Oleh
: Walujo Djoko Indarto
A.
Rekomendasi
Walaupun
dalam jangka pendek penurunan prioritas sektor pendidikan ini tidak membawa implikasi langsung yang
nyata, pemerintah daerah untuk kedepan
perlu lebih meningkatkan keberpihakkan terhadap sektor pendidikan, mengingat
sektor pendidikan merupakan sektor prioritas dalam peningkatan sumber daya
manusia.
B.
Latar Belakang
Sejak Januari 2001 bangsa dan negara Indonesia melalui
babak baru penyelenggaraan pemerintahan, dimana Otonomi daerah dilaksanakan di
seluruh Dati II (kota dan kabupaten) yang jumlahnya mencapai 336. Hal ini
menimbulkan peningkatan tanggung jawab penyelenggaraan pemerintahan (penyediaan
barang publik dan pembangunan ekonomi) di tingkat daerah yang sangat besar[1],
khususnya pada bidang pendidikan yaang merupakan unsur esensial dalam
pembangunan daerah dan telah menjadi salah satu bagian utama kebutuhan
penduduk. Namun, kemampuan daerah untuk mempertahankan dan meningkatkan
penyelenggaraan pendidikan tersebut dapat dikatakan sangat terbatas, mengingat
peran Pendapatan Asli Daerah (PAD) masih rendah dalam penerimaan APBD daerah
kota/kabupaten dan kesiapan sumber daya menusia (SDM) serta kemampuan manajemen
sektor pendidikan tingkat daerah masih terbatas.
Secara
umum diyakini desentralisasi fiskal akan meningkatkan kesejahteraan masyarakat.
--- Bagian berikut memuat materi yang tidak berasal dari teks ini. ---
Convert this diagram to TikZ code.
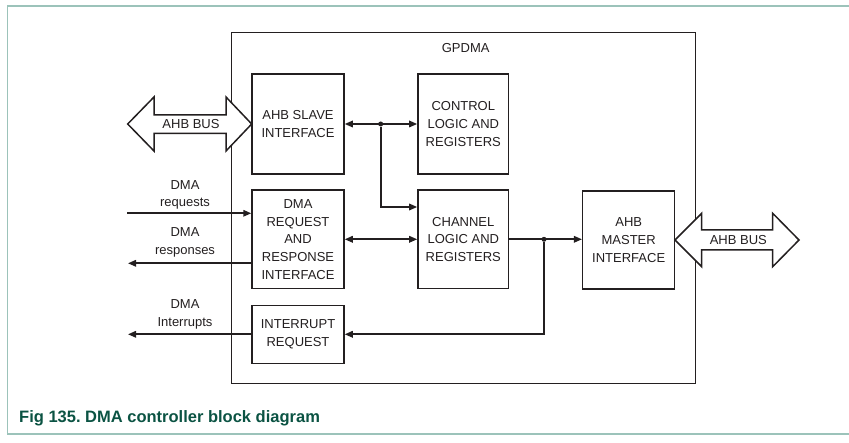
\documentclass[tikz,border=0pt]{standalone}
\usepackage{fontspec}
\setmainfont{Liberation Sans}
\usepackage{tikz}
\usetikzlibrary{arrows.meta,positioning,calc}
\definecolor{nxpframe}{HTML}{9CC3BA}
\definecolor{nxpcaption}{HTML}{0B5343}
\definecolor{nxpline}{HTML}{231F20}
\frenchspacing

\begin{document}
\begin{tikzpicture}[
      x=1pt,y=-1pt,
      font=\fontsize{13}{17.7}\selectfont,
      text=nxpline,
      box/.style={draw=nxpline,line width=1.5pt,align=center,inner sep=0pt,fill=white},
      arrow/.style={-{Triangle[length=8pt,width=6.5pt]},line width=1.6pt,draw=nxpline},
      biarrow/.style={{Triangle[length=8pt,width=6.5pt]}-{Triangle[length=8pt,width=6.5pt]},line width=1.6pt,draw=nxpline},
      bus/.style={draw=nxpline,line width=1.5pt,fill=white,line join=miter},
      note/.style={align=center,inner sep=0pt},
      dot/.style={circle,fill=nxpline,inner sep=0pt,minimum size=5pt}
    ]
    \useasboundingbox (0,0) rectangle (849,443);
    \draw[nxpframe,line width=1.2pt] (849,6) -- (7.5,6) -- (7.5,434) -- (849,434);
    \node[anchor=base west,font=\fontsize{16.5}{20}\selectfont\bfseries,text=nxpcaption,inner sep=0pt] (caption) at (19,423) {Fig 135. DMA controller block diagram};

    \draw[draw=nxpline,line width=1.5pt] (231.5,32.5) rectangle (695.3,383.7);
    \node[note] (gpdma) at (465.7,48) {GPDMA};

    \node[box,minimum width=92pt,minimum height=100pt] (slave) at (298,124) {AHB SLAVE\\INTERFACE};
    \node[box,minimum width=90.7pt,minimum height=100pt] (ctrl) at (463.3,124) {CONTROL\\LOGIC AND\\REGISTERS};
    \node[box,minimum width=92pt,minimum height=98.7pt] (dmareq) at (298,239.3) {DMA\\REQUEST\\AND\\RESPONSE\\INTERFACE};
    \node[box,minimum width=90.7pt,minimum height=98.7pt] (chan) at (463.3,239.3) {CHANNEL\\LOGIC AND\\REGISTERS};
    \node[box,minimum width=92pt,minimum height=58pt] (irq) at (298,334.3) {INTERRUPT\\REQUEST};
    \node[box,minimum width=92pt,minimum height=98pt] (master) at (628.7,240) {AHB\\MASTER\\INTERFACE};

    \draw[bus] (127.7,124) -- (154,97) -- (154,115) -- (226,115) -- (226,97) -- (251.7,124)
      -- (226,151) -- (226,133.3) -- (154,133.3) -- (154,151) -- cycle;
    \node[note] (slavebus) at (191,124) {AHB BUS};
    \draw[bus] (675,240) -- (701.7,213.3) -- (701.7,230) -- (772.7,230) -- (772.7,213.3) -- (799,240)
      -- (772.7,266.7) -- (772.7,250) -- (701.7,250) -- (701.7,266.7) -- cycle;
    \node[note] (masterbus) at (738.3,240) {AHB BUS};

    \draw[biarrow] (slave) -- (ctrl);
    \node[dot] (j1) at (380.7,124) {};
    \draw[arrow] (j1) |- (chan.west |- 0,207);
    \draw[biarrow] (dmareq) -- (chan);
    \draw[arrow] (chan.east) -- (master.west |- chan.east);
    \node[dot] (j2) at (544,239.3) {};
    \draw[arrow] (j2) |- (irq.east);

    \coordinate (reqin) at (127,213.3);
    \coordinate (respout) at (128,263.3);
    \coordinate (irqout) at (128,334.3);
    \draw[arrow] (reqin) -- (dmareq.west |- reqin);
    \draw[arrow] (dmareq.west |- respout) -- (respout);
    \draw[arrow] (irq.west) -- (irqout);
    \node[note] (reqlabel) at (185,195) {DMA\\requests};
    \node[note] (resplabel) at (185,242.5) {DMA\\responses};
    \node[note] (irqlabel) at (185,314.5) {DMA\\Interrupts};
  \end{tikzpicture}
\end{document}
Pendapat ini dilandasi oleh pandangan yang menyatakan kebutuhan masyarakat
daerah terhadap pendidikan dan barang publik pada umumnya akan terpenuhi dengan
lebih baik dibandingkan bila langsung diatur oleh pemerintah pusat[2]. Namun kecenderungan kearah
tersebut tidak nampak karena hingga saat ini sebagian besar Pemerintah Daerah
(Pemda dan DPRD) Kota dan Kabupaten di Indonesia merespon desentralisasi fiskal
dengan menggenjot kenaikan PAD melalui pajak dan restribusi tanpa diimbangi
peningkatan efektifitas pengeluaran APBD. Langkah kebijakan semacam ini dapat
berpengaruh buruk terhadap penyelenggaraan pendidikan di tingkat daerah serta
kesejahteraan masyarakatnya.
Mengingat kepentingan di atas, maka patut dipertanyakan
hingga sejauh mana pelaksanaan desentralisasi fiskal dapat menimbulkan
implikasi buruk terhadap aktivitas penyelenggaraan pendidikan di daerah kota
dan Kabupaten di Indonesia.
C.
Tujuan
Pelaksanaan studi ini dimaksudkan untuk
mengidentifikasikan (a) respon daerah (Pemda dan DPRD) Kota dan Kabupaten
terhadap rancangan desentraliasi fiskal yang akan diimplementasikan pada awal
2001 dan (b) implikasi respon daerah terhadap desentralisasi fiskal pada bidang
pendidikan, baik yang diselenggarakan oleh pemerintah maupun swasta.
Desentralisasi Fiskal –
Penyelengaraan Pendidikan – Iklim usaha. Di Indonesia desentralisasi fiskal
merupakan komponen utama dari program otonomi daerah yang dijalankan sejak
tahun 2001. Pelaksanaan otonomi daerah dapat dipandang sebagai reformasi di
bidang politik, kelembagaan dan sistem ekonomi. Dalam kaitannya dengan
desentralisasi fiskal perlu digaris bawahi bahwa UU tersebut tidak mengatur
mengenai penyediaan barang publik dan pelayanan masyarakat (khususnya bidang
kesehatan dan pendidikan). Iklim usaha menggambarkan situasi lingkungan dimana
kegiatan bisnis berlangsung. Aspek penting dari unsur sosial yang menentukan
iklim usaha adalah “nilai” masyarakat setempat terhadap profesia
pengusaha/pedagang dan penghargaan terhadap “kerja”. Faktor tingkat pendidikan
masyarakat punya pengaruh bersar terhadap “nilai” dimaksud. Aspek ekonomi
mencakup akses terhadap keamanan, infrastruktur, periijinan, informasi dan
kredit. Hal penting lainnya adalah masalah hambatan dibidang perdagangan dan
investasi, yang pada akhirnya akan menggerakan pertumbuhan ekonomi.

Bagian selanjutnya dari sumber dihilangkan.